-- start Supplied information --

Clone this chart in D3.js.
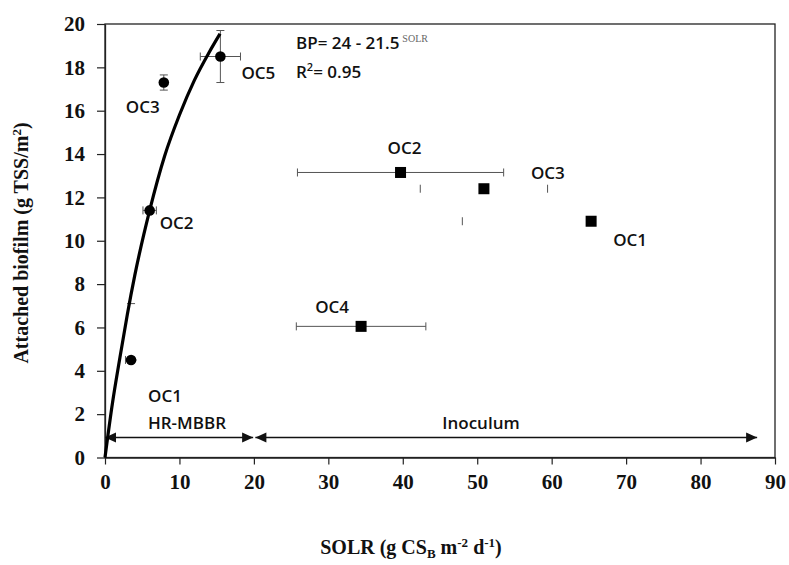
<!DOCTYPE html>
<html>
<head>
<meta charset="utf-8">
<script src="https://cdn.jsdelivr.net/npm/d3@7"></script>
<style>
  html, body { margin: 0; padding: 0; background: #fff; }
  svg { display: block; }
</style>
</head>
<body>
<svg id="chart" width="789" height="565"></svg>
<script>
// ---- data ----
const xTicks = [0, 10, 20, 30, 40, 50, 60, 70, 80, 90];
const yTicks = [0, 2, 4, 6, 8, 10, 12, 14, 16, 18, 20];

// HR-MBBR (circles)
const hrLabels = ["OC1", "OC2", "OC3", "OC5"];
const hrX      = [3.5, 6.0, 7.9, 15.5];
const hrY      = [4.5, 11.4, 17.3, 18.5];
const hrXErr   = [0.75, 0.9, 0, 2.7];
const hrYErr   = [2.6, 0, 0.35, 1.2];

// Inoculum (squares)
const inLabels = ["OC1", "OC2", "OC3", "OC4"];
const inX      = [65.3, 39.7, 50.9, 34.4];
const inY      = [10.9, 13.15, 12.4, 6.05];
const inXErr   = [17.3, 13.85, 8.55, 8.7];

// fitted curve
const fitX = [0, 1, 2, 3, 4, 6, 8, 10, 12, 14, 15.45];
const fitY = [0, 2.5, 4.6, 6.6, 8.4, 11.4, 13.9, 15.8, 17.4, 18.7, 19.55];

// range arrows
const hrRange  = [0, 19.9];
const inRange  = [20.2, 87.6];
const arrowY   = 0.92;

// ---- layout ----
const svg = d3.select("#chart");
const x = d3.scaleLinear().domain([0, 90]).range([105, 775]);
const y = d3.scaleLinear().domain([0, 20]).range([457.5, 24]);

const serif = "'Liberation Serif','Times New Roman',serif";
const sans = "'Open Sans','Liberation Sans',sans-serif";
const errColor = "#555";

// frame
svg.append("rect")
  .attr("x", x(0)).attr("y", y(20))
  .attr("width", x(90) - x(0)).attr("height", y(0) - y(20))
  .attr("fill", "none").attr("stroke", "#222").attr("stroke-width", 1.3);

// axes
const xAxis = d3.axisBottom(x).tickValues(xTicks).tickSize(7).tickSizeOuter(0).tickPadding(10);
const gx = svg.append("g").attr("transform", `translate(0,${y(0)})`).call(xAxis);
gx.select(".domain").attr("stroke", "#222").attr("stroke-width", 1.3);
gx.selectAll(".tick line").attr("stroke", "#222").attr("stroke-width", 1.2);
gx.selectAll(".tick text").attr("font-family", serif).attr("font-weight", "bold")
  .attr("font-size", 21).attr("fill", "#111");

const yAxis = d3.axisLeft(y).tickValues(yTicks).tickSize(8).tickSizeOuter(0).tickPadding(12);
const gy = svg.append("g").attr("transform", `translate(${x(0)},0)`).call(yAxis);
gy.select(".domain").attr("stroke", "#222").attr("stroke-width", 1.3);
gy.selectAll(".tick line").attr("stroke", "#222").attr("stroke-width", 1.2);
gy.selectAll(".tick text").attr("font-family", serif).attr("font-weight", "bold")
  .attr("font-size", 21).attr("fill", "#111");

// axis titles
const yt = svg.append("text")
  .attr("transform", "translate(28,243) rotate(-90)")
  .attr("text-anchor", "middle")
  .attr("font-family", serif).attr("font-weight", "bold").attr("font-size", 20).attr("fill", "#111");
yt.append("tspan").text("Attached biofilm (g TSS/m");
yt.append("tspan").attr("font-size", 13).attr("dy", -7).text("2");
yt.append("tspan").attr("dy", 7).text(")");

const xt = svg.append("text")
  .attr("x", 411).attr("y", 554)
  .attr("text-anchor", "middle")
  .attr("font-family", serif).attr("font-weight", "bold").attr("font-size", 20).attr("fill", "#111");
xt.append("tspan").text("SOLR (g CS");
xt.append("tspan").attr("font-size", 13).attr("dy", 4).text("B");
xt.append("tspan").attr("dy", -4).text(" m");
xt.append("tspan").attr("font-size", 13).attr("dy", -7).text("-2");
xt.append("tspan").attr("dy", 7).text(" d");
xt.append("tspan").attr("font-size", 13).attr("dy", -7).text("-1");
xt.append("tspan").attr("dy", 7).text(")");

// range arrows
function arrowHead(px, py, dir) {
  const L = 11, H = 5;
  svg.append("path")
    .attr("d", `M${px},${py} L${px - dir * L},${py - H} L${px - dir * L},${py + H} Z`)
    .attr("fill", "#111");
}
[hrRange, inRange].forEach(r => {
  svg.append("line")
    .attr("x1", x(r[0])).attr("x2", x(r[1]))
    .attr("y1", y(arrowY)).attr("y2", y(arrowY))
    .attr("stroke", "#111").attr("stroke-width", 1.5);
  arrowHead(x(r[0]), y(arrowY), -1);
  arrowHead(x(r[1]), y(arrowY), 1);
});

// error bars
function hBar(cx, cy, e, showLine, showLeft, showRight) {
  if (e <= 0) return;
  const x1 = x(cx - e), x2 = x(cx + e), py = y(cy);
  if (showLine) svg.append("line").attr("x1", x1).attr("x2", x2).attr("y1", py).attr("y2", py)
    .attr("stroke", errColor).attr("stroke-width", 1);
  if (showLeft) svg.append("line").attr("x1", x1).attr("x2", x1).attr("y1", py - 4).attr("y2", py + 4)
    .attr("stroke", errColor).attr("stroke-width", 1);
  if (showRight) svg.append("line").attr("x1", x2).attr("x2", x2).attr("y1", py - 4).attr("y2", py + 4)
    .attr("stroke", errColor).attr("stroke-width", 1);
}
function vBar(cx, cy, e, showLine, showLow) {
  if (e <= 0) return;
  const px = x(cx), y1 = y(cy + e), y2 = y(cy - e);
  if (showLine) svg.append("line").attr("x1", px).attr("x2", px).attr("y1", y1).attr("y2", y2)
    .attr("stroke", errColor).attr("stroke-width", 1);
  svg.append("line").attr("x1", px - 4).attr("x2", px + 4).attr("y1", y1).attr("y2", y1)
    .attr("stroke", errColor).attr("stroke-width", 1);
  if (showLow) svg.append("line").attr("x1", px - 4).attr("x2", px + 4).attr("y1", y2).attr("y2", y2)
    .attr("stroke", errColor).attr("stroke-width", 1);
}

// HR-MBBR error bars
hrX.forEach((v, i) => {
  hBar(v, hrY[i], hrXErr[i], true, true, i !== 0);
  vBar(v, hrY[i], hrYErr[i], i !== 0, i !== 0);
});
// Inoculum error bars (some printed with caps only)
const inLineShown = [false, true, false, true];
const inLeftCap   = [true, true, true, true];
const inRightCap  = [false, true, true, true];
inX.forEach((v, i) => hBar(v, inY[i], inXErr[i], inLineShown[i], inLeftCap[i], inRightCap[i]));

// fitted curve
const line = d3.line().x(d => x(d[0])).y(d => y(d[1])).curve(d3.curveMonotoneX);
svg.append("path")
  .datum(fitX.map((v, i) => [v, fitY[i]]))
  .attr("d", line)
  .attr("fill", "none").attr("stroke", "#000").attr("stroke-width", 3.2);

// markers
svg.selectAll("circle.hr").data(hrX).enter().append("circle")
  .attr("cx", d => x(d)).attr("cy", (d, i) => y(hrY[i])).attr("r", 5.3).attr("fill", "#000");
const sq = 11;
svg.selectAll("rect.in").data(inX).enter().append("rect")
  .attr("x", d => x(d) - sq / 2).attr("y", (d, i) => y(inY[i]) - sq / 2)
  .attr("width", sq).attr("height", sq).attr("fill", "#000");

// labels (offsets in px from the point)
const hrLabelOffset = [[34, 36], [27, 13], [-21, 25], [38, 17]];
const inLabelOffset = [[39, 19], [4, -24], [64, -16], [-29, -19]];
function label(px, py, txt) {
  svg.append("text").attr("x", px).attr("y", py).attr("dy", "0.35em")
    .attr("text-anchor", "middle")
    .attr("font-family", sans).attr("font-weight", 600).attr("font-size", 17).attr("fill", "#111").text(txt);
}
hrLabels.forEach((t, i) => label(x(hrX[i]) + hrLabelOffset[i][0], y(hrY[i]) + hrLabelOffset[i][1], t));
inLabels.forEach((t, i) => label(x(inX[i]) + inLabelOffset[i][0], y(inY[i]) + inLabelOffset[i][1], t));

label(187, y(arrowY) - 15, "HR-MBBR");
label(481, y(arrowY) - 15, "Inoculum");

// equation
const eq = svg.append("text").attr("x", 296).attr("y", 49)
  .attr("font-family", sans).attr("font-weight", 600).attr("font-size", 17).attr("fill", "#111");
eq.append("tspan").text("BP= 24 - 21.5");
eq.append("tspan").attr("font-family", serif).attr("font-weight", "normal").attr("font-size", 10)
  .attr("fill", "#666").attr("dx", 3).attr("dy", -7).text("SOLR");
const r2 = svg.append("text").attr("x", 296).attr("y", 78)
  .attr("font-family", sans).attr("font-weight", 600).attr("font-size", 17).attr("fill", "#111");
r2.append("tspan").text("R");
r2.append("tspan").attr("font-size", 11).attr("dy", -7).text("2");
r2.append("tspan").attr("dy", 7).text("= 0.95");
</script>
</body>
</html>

-- end Supplied information --
-- start Supplied information --

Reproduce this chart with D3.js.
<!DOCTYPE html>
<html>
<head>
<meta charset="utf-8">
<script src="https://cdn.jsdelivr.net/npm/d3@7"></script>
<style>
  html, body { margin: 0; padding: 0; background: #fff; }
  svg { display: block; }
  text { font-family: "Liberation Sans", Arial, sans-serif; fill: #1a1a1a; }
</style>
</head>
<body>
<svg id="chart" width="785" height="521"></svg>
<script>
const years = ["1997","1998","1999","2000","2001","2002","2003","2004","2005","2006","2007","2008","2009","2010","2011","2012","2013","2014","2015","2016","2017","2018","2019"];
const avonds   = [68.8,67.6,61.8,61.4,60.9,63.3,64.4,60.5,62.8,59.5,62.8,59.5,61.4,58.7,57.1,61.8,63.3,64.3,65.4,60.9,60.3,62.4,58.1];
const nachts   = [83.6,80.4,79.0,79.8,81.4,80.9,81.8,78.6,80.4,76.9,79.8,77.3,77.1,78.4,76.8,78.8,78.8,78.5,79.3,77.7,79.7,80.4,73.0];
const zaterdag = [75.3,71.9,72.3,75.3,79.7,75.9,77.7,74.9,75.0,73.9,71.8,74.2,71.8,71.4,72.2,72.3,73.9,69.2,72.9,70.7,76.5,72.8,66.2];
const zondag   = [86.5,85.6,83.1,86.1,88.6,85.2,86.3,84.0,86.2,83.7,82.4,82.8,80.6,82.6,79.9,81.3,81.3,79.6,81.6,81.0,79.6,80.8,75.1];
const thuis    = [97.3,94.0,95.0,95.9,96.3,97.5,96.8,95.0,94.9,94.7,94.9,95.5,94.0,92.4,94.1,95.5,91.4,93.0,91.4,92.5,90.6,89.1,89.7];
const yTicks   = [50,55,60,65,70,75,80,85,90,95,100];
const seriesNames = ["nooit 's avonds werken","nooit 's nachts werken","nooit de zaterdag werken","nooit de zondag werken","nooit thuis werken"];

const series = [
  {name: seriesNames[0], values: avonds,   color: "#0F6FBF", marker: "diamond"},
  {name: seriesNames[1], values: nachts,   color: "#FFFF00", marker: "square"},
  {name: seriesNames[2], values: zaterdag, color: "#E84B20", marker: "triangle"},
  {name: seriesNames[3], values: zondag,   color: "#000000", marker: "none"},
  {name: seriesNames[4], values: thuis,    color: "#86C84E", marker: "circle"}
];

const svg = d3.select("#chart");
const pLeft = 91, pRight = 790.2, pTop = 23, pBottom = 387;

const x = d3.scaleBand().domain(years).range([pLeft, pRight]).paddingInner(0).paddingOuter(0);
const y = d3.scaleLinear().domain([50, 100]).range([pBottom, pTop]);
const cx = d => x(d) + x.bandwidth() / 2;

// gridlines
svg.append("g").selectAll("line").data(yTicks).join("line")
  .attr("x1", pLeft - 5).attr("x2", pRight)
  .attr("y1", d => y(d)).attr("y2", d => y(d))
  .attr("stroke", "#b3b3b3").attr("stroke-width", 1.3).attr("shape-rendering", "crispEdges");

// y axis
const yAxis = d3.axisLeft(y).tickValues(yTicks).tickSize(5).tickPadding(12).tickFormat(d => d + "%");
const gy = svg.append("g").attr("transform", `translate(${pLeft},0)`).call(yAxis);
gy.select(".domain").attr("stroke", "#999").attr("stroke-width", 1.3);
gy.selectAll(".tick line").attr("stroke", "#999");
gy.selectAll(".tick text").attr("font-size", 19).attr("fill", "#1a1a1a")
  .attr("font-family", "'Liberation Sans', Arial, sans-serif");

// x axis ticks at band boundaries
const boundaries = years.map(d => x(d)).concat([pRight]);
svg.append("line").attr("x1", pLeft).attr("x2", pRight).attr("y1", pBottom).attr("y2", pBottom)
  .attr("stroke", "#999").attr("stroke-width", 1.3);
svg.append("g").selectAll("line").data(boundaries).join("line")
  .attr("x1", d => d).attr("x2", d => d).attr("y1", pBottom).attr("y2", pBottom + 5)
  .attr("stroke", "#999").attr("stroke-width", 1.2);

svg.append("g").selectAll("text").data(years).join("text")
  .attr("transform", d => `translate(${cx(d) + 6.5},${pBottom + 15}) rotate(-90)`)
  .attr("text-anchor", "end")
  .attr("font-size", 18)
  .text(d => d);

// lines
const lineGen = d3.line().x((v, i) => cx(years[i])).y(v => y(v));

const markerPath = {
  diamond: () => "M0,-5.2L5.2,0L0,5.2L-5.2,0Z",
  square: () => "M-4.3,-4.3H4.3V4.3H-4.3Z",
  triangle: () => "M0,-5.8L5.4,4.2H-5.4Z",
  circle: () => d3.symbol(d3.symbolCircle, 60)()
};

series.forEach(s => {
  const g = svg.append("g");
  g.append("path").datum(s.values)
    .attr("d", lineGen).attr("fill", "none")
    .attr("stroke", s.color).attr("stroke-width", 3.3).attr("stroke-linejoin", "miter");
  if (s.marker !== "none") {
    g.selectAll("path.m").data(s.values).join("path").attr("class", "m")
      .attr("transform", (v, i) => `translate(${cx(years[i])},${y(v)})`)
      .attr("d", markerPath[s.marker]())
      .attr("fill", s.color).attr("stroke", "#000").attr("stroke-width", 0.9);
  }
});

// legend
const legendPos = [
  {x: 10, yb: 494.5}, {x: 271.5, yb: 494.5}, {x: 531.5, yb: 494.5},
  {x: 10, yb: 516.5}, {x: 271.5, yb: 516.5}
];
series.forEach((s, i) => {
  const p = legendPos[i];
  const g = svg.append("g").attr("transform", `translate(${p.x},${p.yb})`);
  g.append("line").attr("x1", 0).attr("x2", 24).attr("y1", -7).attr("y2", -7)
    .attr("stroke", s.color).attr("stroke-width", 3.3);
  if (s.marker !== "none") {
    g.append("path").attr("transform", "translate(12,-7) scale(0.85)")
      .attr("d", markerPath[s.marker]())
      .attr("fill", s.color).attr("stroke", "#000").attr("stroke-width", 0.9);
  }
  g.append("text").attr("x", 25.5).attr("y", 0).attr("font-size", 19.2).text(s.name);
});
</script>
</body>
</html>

-- end Supplied information --

■ Set problem
Lines of the listing that contain the word "this" are to be counted; report only their number.

■ Correct response
2